The slow-travel orthodoxy can also be over-applied. Eight nights in a single Tuscan village is, for many first-time visitors, slightly too slow — the local options exhaust by day five and the second half drags. The sweet spot is the middle: enough movement to give the trip shape, enough stillness to let it work on the visitor.

The trips that hold up clearest in retrospect, by the testimony of repeat visitors, are 14 days, two regions, one of them a villa or apartment base. The trips that blur are the ones with five flags and a tight schedule. Pace beats coverage, almost always.

The rest of this Q&A series handles the specific decisions — when to go, where to go, how to move.
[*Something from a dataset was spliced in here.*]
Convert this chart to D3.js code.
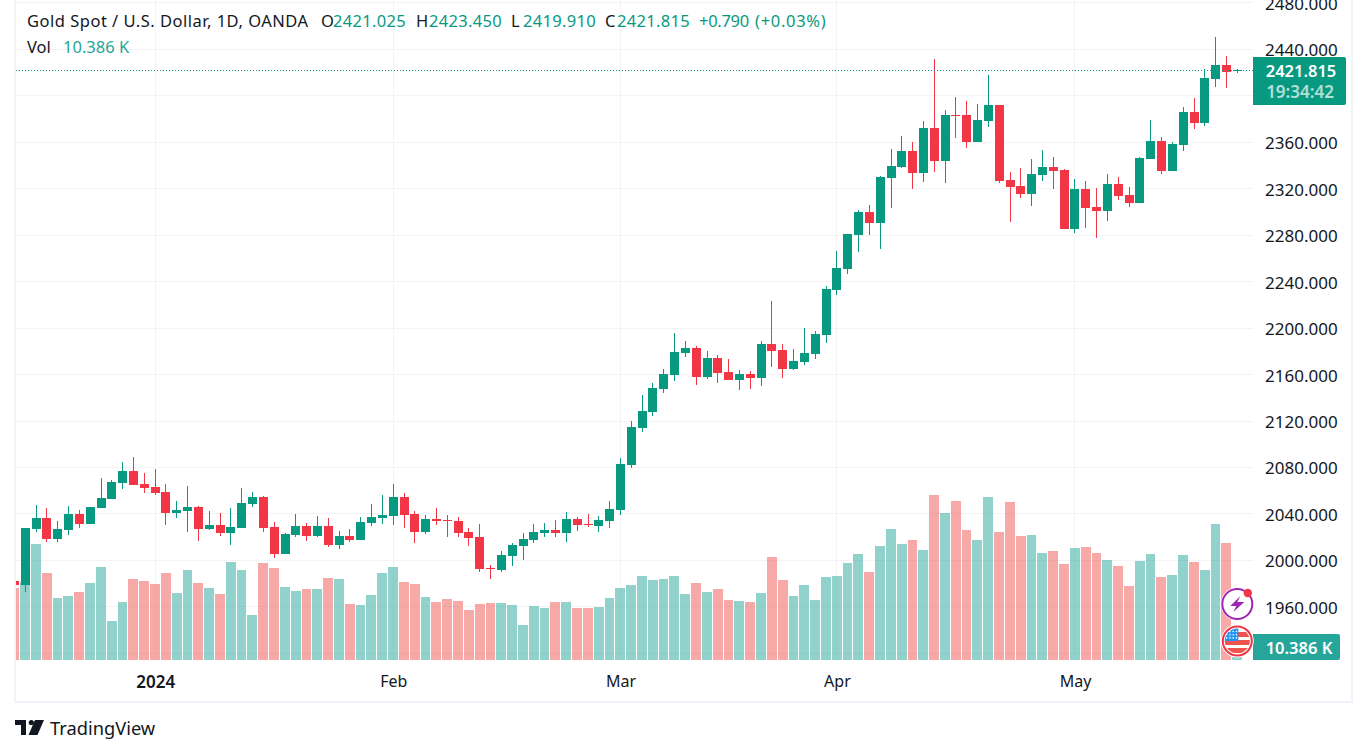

But the pacing decision sits underneath all of them. Get the pace right and almost everything else follows.

Frequently asked

Is slow travel actually better than fast multi-country trips?

Better for most travellers, by post-trip satisfaction surveys. Trips averaging 4+ nights per destination consistently rate higher than trips with 2 nights per stop. The exception is genuine first-time visitors who benefit from some breadth — 2–3 cities is the sweet spot, not 1 and not 5.

How many countries should I visit in a 10-day Europe trip?

One ideally, two maximum. A 10-day trip across 5 countries gives you about 5 real days of being in places after transit and jet lag are subtracted. One country at depth produces a meaningfully better trip than five at surface.

What is the base-city strategy?

Staying in one city for 5–7 nights and using it as a base for day trips, rather than changing hotels every 2–3 nights. Works brilliantly for Tuscany (Florence base), Andalusia (Sevilla base), Provence (Avignon base), the Algarve, and the Greek mainland.

How long should an experienced Europe trip be?

12–18 days for most experienced repeat travellers, with two locations, one of them a 5–7 night base. The pattern that consistently scores highest in post-trip satisfaction is two anchors, one slowdown, no internal flights if avoidable, total 14 days.